Christmas and the "Slaughter of the Innocents" - Why Tell It?
Then Herod, when he saw that he had been tricked by the wise men, was in a furious rage, and he sent and killed all the male children in Bethlehem and in all that region who were two years old or under, according to the time which he had ascertained from the wise men. Then was fulfilled what was spoken by the prophet Jeremiah: "A voice was heard in Ramah, wailing and lamentation, Rachel weeping for her children; she refused to be consoled, because they were no more."
Matthew 2: 16-18
The recent horrific killings of 20 first grade children and 6 caring adults in Newtown, Connecticut, right before the last Sunday of Advent devastated their families, broke the heart of our entire nation, and called the attention of everyone who has access to information - even so briefly - to the unfathomable grief of a little town in a country known supposedly for the fierce protection of its children.
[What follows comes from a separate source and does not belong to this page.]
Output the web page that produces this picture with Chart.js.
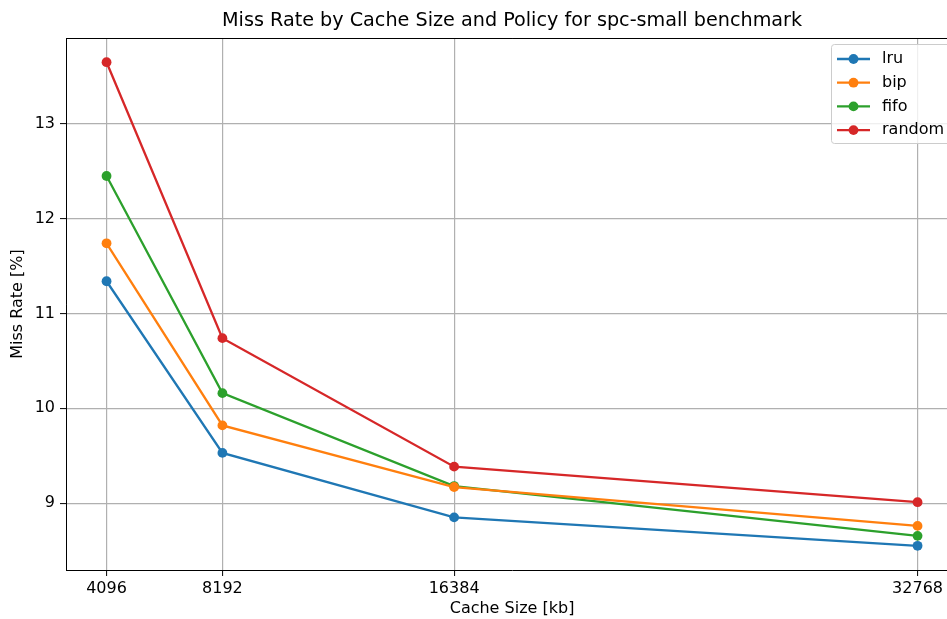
<!DOCTYPE html>
<html>
<head>
<meta charset="utf-8">
<script src="https://cdn.jsdelivr.net/npm/chart.js@4/dist/chart.umd.min.js"></script>
<style>
  html, body { margin: 0; padding: 0; background: #fff; overflow: hidden; }
  #wrap { width: 947px; height: 619px; overflow: hidden; }
</style>
</head>
<body>
<div id="wrap"><canvas id="missChart" width="963" height="619"></canvas></div>
<script>
// cache sizes (kb) and miss rates (%) per policy
const cacheSizes = [4096, 8192, 16384, 32768];
const lru    = [11.34, 9.53, 8.85, 8.55];
const bip    = [11.74, 9.82, 9.17, 8.76];
const fifo   = [12.45, 10.16, 9.18, 8.655];
const random = [13.65, 10.74, 9.385, 9.01];
const yTicks = [9, 10, 11, 12, 13];

const FONT = "'DejaVu Sans', sans-serif";

function series(label, values, color) {
    return {
        label: label,
        data: cacheSizes.map((s, i) => ({ x: s, y: values[i] })),
        borderColor: color,
        backgroundColor: color,
        borderWidth: 2.3,
        pointRadius: 4.9,
        pointHoverRadius: 4.9,
        pointBorderWidth: 0,
        pointBackgroundColor: color,
        tension: 0
    };
}

// title, axis titles, top spine and matplotlib style legend
const decorations = {
    id: "decorations",
    afterDraw(chart) {
        const ctx = chart.ctx;
        const a = chart.chartArea;
        ctx.save();

        // top spine
        ctx.strokeStyle = "#000";
        ctx.lineWidth = 1;
        ctx.beginPath();
        ctx.moveTo(a.left, a.top + 0.5);
        ctx.lineTo(a.right, a.top + 0.5);
        ctx.stroke();

        ctx.fillStyle = "#000";
        ctx.textAlign = "center";
        ctx.textBaseline = "middle";
        ctx.font = "19.2px " + FONT;
        ctx.fillText("Miss Rate by Cache Size and Policy for spc-small benchmark", (a.left + a.right) / 2, 21);

        ctx.font = "16px " + FONT;
        ctx.fillText("Cache Size [kb]", (a.left + a.right) / 2, 609);

        ctx.save();
        ctx.translate(18, (a.top + a.bottom) / 2);
        ctx.rotate(-Math.PI / 2);
        ctx.fillText("Miss Rate [%]", 0, 0);
        ctx.restore();

        // legend
        const bx = 831, by = a.top + 6;
        const bw = a.right - 7 - bx, bh = 99;
        ctx.beginPath();
        ctx.roundRect(bx + 0.5, by + 0.5, bw, bh, 3);
        ctx.fillStyle = "rgba(255,255,255,0.8)";
        ctx.fill();
        ctx.strokeStyle = "#cccccc";
        ctx.lineWidth = 1;
        ctx.stroke();

        ctx.textAlign = "left";
        ctx.font = "16px " + FONT;
        chart.data.datasets.forEach((ds, i) => {
            const y = by + 15 + i * 23.7;
            ctx.strokeStyle = ds.borderColor;
            ctx.lineWidth = 2.3;
            ctx.beginPath();
            ctx.moveTo(bx + 6, y);
            ctx.lineTo(bx + 39, y);
            ctx.stroke();
            ctx.fillStyle = ds.borderColor;
            ctx.beginPath();
            ctx.arc(bx + 22.5, y, 4.9, 0, Math.PI * 2);
            ctx.fill();
            ctx.fillStyle = "#000";
            ctx.fillText(ds.label, bx + 51, y);
        });

        ctx.restore();
    }
};

const tickFont = { family: FONT, size: 16 };

new Chart(
    document.getElementById("missChart"),
    {
        type: "line",
        data: {
            datasets: [
                series("lru", lru, "#1f77b4"),
                series("bip", bip, "#ff7f0e"),
                series("fifo", fifo, "#2ca02c"),
                series("random", random, "#d62728")
            ]
        },
        options: {
            responsive: false,
            animation: false,
            devicePixelRatio: 1,
            layout: { padding: { top: 38, right: 1, left: 0, bottom: 0 } },
            plugins: {
                legend: { display: false },
                title: { display: false },
                tooltip: { enabled: false }
            },
            scales: {
                x: {
                    type: "linear",
                    min: 2662.4,
                    max: 34201.6,
                    afterBuildTicks: s => { s.ticks = cacheSizes.map(v => ({ value: v })); },
                    afterFit: s => { s.height = 49; },
                    ticks: {
                        color: "#000",
                        font: tickFont,
                        padding: 3,
                        maxRotation: 0,
                        autoSkip: false,
                        callback: v => String(v)
                    },
                    grid: { color: "#b0b0b0", lineWidth: 1.2, tickColor: "#000", tickLength: 6, tickWidth: 1 },
                    border: { color: "#000", width: 1 }
                },
                y: {
                    min: 8.295,
                    max: 13.905,
                    afterBuildTicks: s => { s.ticks = yTicks.map(v => ({ value: v })); },
                    afterFit: s => { s.width = 66; },
                    ticks: {
                        color: "#000",
                        font: tickFont,
                        padding: 5,
                        callback: v => String(v)
                    },
                    grid: { color: "#b0b0b0", lineWidth: 1.2, tickColor: "#000", tickLength: 6, tickWidth: 1 },
                    border: { color: "#000", width: 1 }
                }
            }
        },
        plugins: [decorations]
    }
);
</script>
</body>
</html>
It provoked profound self-examination in many souls, myself included, and wrenched our eyes toward a portion of the birth and infancy narrative of Jesus that is seldom preached on or lifted up during this season of great gladness and celebration. Yet right next to the first chapter of Matthew where the birth of Jesus is told, is the narrative of King Herod's edict to massacre all male children below the age of two - known ignominiously in biblical literature as "the slaughter of the innocents - in his evil pursuit of destroying "he who has been born King of the Jews." Chapter two begins with the cause of Herod's fear, when the wise men from the East (a learned class in ancient Persia) shows up in Jerusalem looking for the infant Jesus so they may come and worship him, "When Herod the king heard this, he was troubled, and all Jerusalem with him; and assembling all the chief priests and scribes of the people, he inquired of them where the Christ was to be born."
His evil intent led him to concoct a deceitful deal with the wise men, asking them secretly to tell him where they will find the infant Jesus so that he "too might worship him." If not for a dream which warned the wise men not to return to Herod, Jesus would have been killed as an infant.
It has caused me some sleepless nights since the Newtown massacre to realize that it took such a horrific incident to cause me to come to terms with the realization that I have often overlooked a theme that is an integral part of the birth and infancy narrative of Jesus - that the great proclamation and mystery of our faith, that God chose to lovingly become like us by joining our humanity in the form a son, is told matter-of-factly alongside a story of great evil in the world. I can't remember the last time I heard a sermon or read anything from anyone during Christmas about this jarring juxtaposition of radically opposite visions of life. But then, I thought, how else can it be told why God came to save?
Celebrating Christmas will never be the same for me again. That every time I think of the joyous wonder and awe of God giving an only son "in whom his fullness was pleased to dwell", I must also think at the same time of the darkness and fallenness of our world against which we still groan to overcome He is "Prince of Peace" precisely because he came to save us from ourselves, we who continue to unleash the forces of destruction and hatred that still wound the world and destroy many innocents. Away from the searing media coverage are children - innocents - who unbeknownst to us are being killed in biblical proportions to this day in the garbage dump communities of the Philippines, the Congo, Sudan, Syria, Palestine, Israel, North Korea, Ethiopia, Haiti and many other places on the planet.
God's love has overcome the forces of death, yes. But it came with a price, in the same way it came with Jesus paying the ultimate price on the cross. For us who follow Jesus, and to those who we invite to do the same, the cost of that price comes in the form of our resolve to work harder and better to to bring the light of God's love into the darkness of the world. The Holy Spirit's work of love remains unfinished in the world.
And so may the "Good News of great joy" fill your hearts and home this Christmas season, and impel our actions and decisions in the work of resisting the forces of destruction in the world, that we may sing with new and fresh meaning that verse and call to action in the great hymn, "No more let sins and sorrow grow, nor thorns infest the ground. He comes to make his blessings flow far as the curse is found!"